By: WMUR – The CEO of utility Eversource said Monday he wrote a letter to President Joe Biden because he has serious concerns about New England’s ability to weather a harsh winter.
Eversource CEO Joe Nolan said supply issues mean New England might not have enough natural gas to heat the region’s homes in the event of a cold winter.
He said global fuel prices have climbed because of the war in Ukraine and Russia’s decision to shut off gas to Europe. He said that caused a worldwide scramble for natural gas, particularly liquified natural gas carried on tanker ships, which New England relies on during the coldest months of the year.

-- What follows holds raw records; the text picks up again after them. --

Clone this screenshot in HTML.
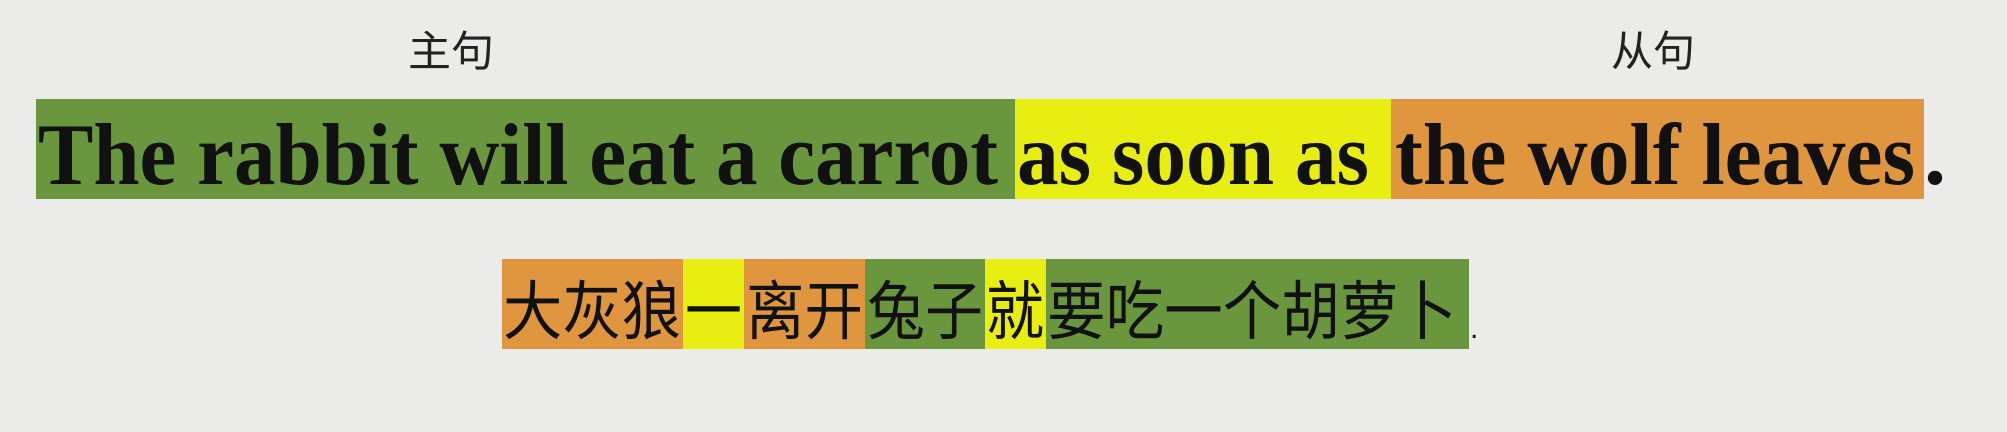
<!DOCTYPE html>
<html><head><meta charset="utf-8"><style>
html,body{margin:0;padding:0;background:#ebebea;overflow:hidden;}
svg{display:block;}
</style></head><body>
<svg width="2007" height="432" viewBox="0 0 2007 432">
<rect x="0" y="0" width="2007" height="432" fill="#ebebea"/>
<text x="408" y="66" font-family="'Liberation Sans','Noto Sans CJK SC',sans-serif" font-size="42" textLength="86" lengthAdjust="spacingAndGlyphs" fill="#222">主句</text>
<text x="1611" y="66" font-family="'Liberation Sans','Noto Sans CJK SC',sans-serif" font-size="42" textLength="84" lengthAdjust="spacingAndGlyphs" fill="#222">从句</text>

<rect x="36" y="99" width="979" height="100" fill="#6a973d"/>
<rect x="1015" y="99" width="376" height="100" fill="#e8ee12"/>
<rect x="1391" y="99" width="533" height="100" fill="#e0953f"/>
<g font-family="'Liberation Serif',serif" font-weight="bold" font-size="88" fill="#111">
<text x="38" y="184" textLength="960" lengthAdjust="spacingAndGlyphs">The rabbit will eat a carrot</text>
<text x="1017" y="184" textLength="352" lengthAdjust="spacingAndGlyphs">as soon as</text>
<text x="1395" y="184" textLength="520" lengthAdjust="spacingAndGlyphs">the wolf leaves</text>
<text x="1924" y="184">.</text>
</g>

<rect x="502" y="259" width="181" height="90" fill="#e0953f"/>
<rect x="683" y="259" width="61" height="90" fill="#e8ee12"/>
<rect x="744" y="259" width="121" height="90" fill="#e0953f"/>
<rect x="865" y="259" width="120" height="90" fill="#6a973d"/>
<rect x="985" y="259" width="61" height="90" fill="#e8ee12"/>
<rect x="1046" y="259" width="423" height="90" fill="#6a973d"/>
<g font-family="'Liberation Sans','Noto Sans CJK SC',sans-serif" font-size="64" fill="#111">
<text x="503" y="334" textLength="178" lengthAdjust="spacingAndGlyphs">大灰狼</text>
<text x="685" y="334" textLength="57" lengthAdjust="spacingAndGlyphs">一</text>
<text x="746" y="334" textLength="117" lengthAdjust="spacingAndGlyphs">离开</text>
<text x="867" y="334" textLength="116" lengthAdjust="spacingAndGlyphs">兔子</text>
<text x="986" y="334" textLength="58" lengthAdjust="spacingAndGlyphs">就</text>
<text x="1047" y="334" textLength="410" lengthAdjust="spacingAndGlyphs">要吃一个胡萝卜</text>
<text x="1470" y="338" font-size="30">.</text>
</g>
</svg>
</body></html>
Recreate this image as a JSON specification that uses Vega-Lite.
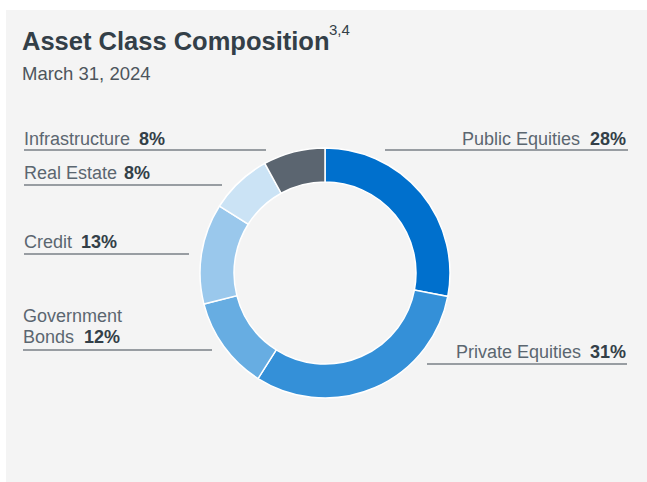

Nolan wrote a letter to Biden last week, saying he’s deeply concerned about the potentially severe impact a winter energy shortfall would have on people and businesses in New England.
“It’s a very, very important time, very challenging time for the people of New England, and I want everyone to know that I worry every day about our 4.2 million customers, and I’m going to be sure that we have what it takes to deliver great service to them, and that was really the reason for sending the letter to the president,” Nolan said.
Nolan mentioned the federal government has emergency authority, like the use of the federal Power Act, Jones Act, Natural Gas Policy Act, and Defense Production act.
“The president did this when Puerto Rico suffered devastation. He was able to provide relief through the Jones Act that allowed foreign vessels to be able to move in and out of American ports with the necessary supplies,” Nolan said. “This is no different.”
Nolan said Eversource has ramped up investments in clean energy resources.
“But right now, we are in a very fragile state,” Nolan said. “We’ve got a couple of years of transition and we’ve got to be sure we can bridge that gap and get to the promised land that is clean, reliable, renewable energy.”
News 9 has reached out to the White House for comment but has not yet heard back.
New Hampshire Consumer Advocate Don Kreis agreed if there’s an extended cold spell, there’s a possibility there won’t be enough natural gas to run all the region’s plants.
“This is not a cause for panic or great concern, there are things we can do to make sure the lights stay on,” Kreis said.
Kreis suggests bundling up to be as energy efficient as possible and to be mindful of how much energy is used in the early evening when demand is high.